Sep 022005

I’ve seen several bug reports lately complaining that the compiler barfs on Unicode identifiers in certain contexts.  In all cases, the bug reports were in error because the source files were not Unicode encoded text.

Here’s the complicated rule:

If you want to represent Unicode characters in a source file, the source file needs to be saved in a format that can represent Unicode.

Seems obvious, no?

Plain ASCII text won’t cut it.  UTF-8 or UCS-2 is what you need.  ASCII values above 127 in non-Unicode source files are interpreted based on the user’s current locale and charset/code page.  The interpretation of those bytes will be different depending on how your environment is set up at compile time.  We’ve tolerated this kind of ambiguity in string constants for years, but when adding support for unicode identifiers to the Delphi language I chose to disallow that ambiguity.  The Delphi compiler will accept Unicode alphanumeric characters outside the traditional Pascal identifier range of [‘a’..’z’,’A’..’Z’,’0′..’9′,’_’] if and only if the source file is encoded in Unicode.

How can you tell if a source file is Unicode encoded?  Look for the invisible Byte Order Mark at the start of the file.  In UCS-2 big-endian encoding, the BOM is $FEFF, for little endian $FFFE.  In UTF-8 encoding, the BOM is $EB $BB $BF.  (The Unicode char FFFE is designated as a non-printing char)  Or, just open the file in Notepad (on NT systems) and see what text format it displays in the File: Save As dialog.

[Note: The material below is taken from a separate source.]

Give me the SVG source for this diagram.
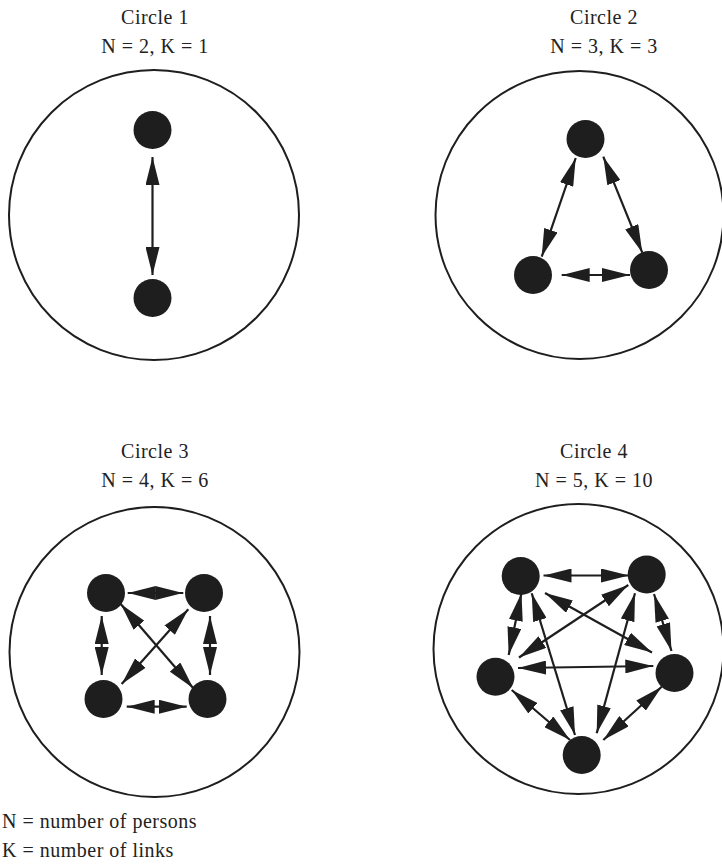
<svg xmlns="http://www.w3.org/2000/svg" width="722" height="866" viewBox="0 0 722 866">
<style>
text{font-family:"Liberation Serif","Times New Roman",serif;font-size:20px;fill:#222;letter-spacing:0.5px}
.c{text-anchor:middle}
.ring{fill:none;stroke:#1e1e1e;stroke-width:2}
.node{fill:#1e1e1e}
.ln{stroke:#1e1e1e;stroke-width:2.2;fill:none;marker-start:url(#ah);marker-end:url(#ah)}
</style>
<defs>
<marker id="ah" markerUnits="userSpaceOnUse" markerWidth="28" markerHeight="14" refX="28" refY="7" orient="auto-start-reverse" viewBox="0 0 28 14"><path d="M0,0 L28,7 L0,14 z" fill="#1e1e1e"/></marker>
</defs>

<g id="circle1">
<text class="c" x="155" y="24">Circle 1</text>
<text class="c" x="155" y="53">N = 2, K = 1</text>
<circle class="ring" cx="154" cy="215" r="145"/>
<g id="c1-n1"><circle class="node" cx="152.5" cy="130" r="19"/></g>
<g id="c1-n2"><circle class="node" cx="152.5" cy="298" r="19"/></g>
</g>

<g id="circle2">
<text class="c" x="604" y="24">Circle 2</text>
<text class="c" x="604" y="53">N = 3, K = 3</text>
<circle class="ring" cx="579.5" cy="215" r="144"/>
<g id="c2-n1"><circle class="node" cx="585.5" cy="139" r="19"/></g>
<g id="c2-n2"><circle class="node" cx="533" cy="275" r="19"/></g>
<g id="c2-n3"><circle class="node" cx="649" cy="270" r="19"/></g>
</g>

<g id="circle3">
<text class="c" x="155" y="458">Circle 3</text>
<text class="c" x="155" y="487">N = 4, K = 6</text>
<circle class="ring" cx="154.5" cy="652" r="145"/>
<g id="c3-n1"><circle class="node" cx="106" cy="593" r="19"/></g>
<g id="c3-n2"><circle class="node" cx="204" cy="593" r="19"/></g>
<g id="c3-n3"><circle class="node" cx="103.5" cy="699" r="19"/></g>
<g id="c3-n4"><circle class="node" cx="207.5" cy="699" r="19"/></g>
</g>

<g id="circle4">
<text class="c" x="594" y="458">Circle 4</text>
<text class="c" x="594" y="487">N = 5, K = 10</text>
<circle class="ring" cx="578.5" cy="649" r="145"/>
<g id="c4-n1"><circle class="node" cx="520.7" cy="576" r="19"/></g>
<g id="c4-n2"><circle class="node" cx="646.7" cy="574.5" r="19"/></g>
<g id="c4-n3"><circle class="node" cx="495.5" cy="676.7" r="19"/></g>
<g id="c4-n4"><circle class="node" cx="674.5" cy="673" r="19"/></g>
<g id="c4-n5"><circle class="node" cx="581.7" cy="755" r="19"/></g>
</g>

<g id="connectors">
<line class="ln" x1="152.5" y1="157" x2="152.5" y2="275"/>

<line class="ln" x1="575.7" y1="158" x2="541.7" y2="256.7"/>
<line class="ln" x1="603.3" y1="156.7" x2="642.3" y2="252.7"/>
<line class="ln" x1="561.7" y1="275" x2="630" y2="275"/>

<line class="ln" x1="127.7" y1="593" x2="183.3" y2="593"/>
<line class="ln" x1="101.7" y1="616" x2="101.7" y2="675"/>
<line class="ln" x1="210" y1="616" x2="210" y2="675"/>
<line class="ln" x1="126.7" y1="706.7" x2="186.7" y2="706.7"/>
<line class="ln" x1="120.7" y1="604" x2="193.3" y2="688.3"/>
<line class="ln" x1="188.3" y1="609.3" x2="121.7" y2="684"/>

<line class="ln" x1="543.5" y1="575.5" x2="629" y2="575.5"/>
<line class="ln" x1="521.5" y1="593" x2="508.7" y2="655"/>
<line class="ln" x1="531.7" y1="593.3" x2="575" y2="735"/>
<line class="ln" x1="545" y1="593" x2="652" y2="652.5"/>
<line class="ln" x1="628.3" y1="585" x2="519" y2="657.5"/>
<line class="ln" x1="635" y1="593.3" x2="596.7" y2="733.3"/>
<line class="ln" x1="654" y1="594" x2="671.5" y2="651"/>
<line class="ln" x1="518" y1="668" x2="653.3" y2="666"/>
<line class="ln" x1="511.7" y1="690" x2="570" y2="740"/>
<line class="ln" x1="661.7" y1="686.7" x2="603.3" y2="740"/>
</g>

<g id="legend">
<text x="2" y="828">N = number of persons</text>
<text x="2" y="857">K = number of links</text>
</g>
</svg>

How can you convert a source file to a Unicode encoding?  Open it in the Delphi 2005 IDE, right click and select File Format, and then select the character encoding format you want.  I recommend UTF-8.  UTF-8 is compact and still (mostly) readable with ASCII tools.  If you choose UTF-8, your source file will be viewable in any old ASCII text viewer if you can ignore the three “garbage” characters at the start of the file.  If you use high-ASCII chars in your source file (such as umlaut chars) those will not be readable by a plain ASCII viewer.  They will of course be readable by a more modern UTF-8 / Unicode aware editor such as Notepad or the Delphi IDE.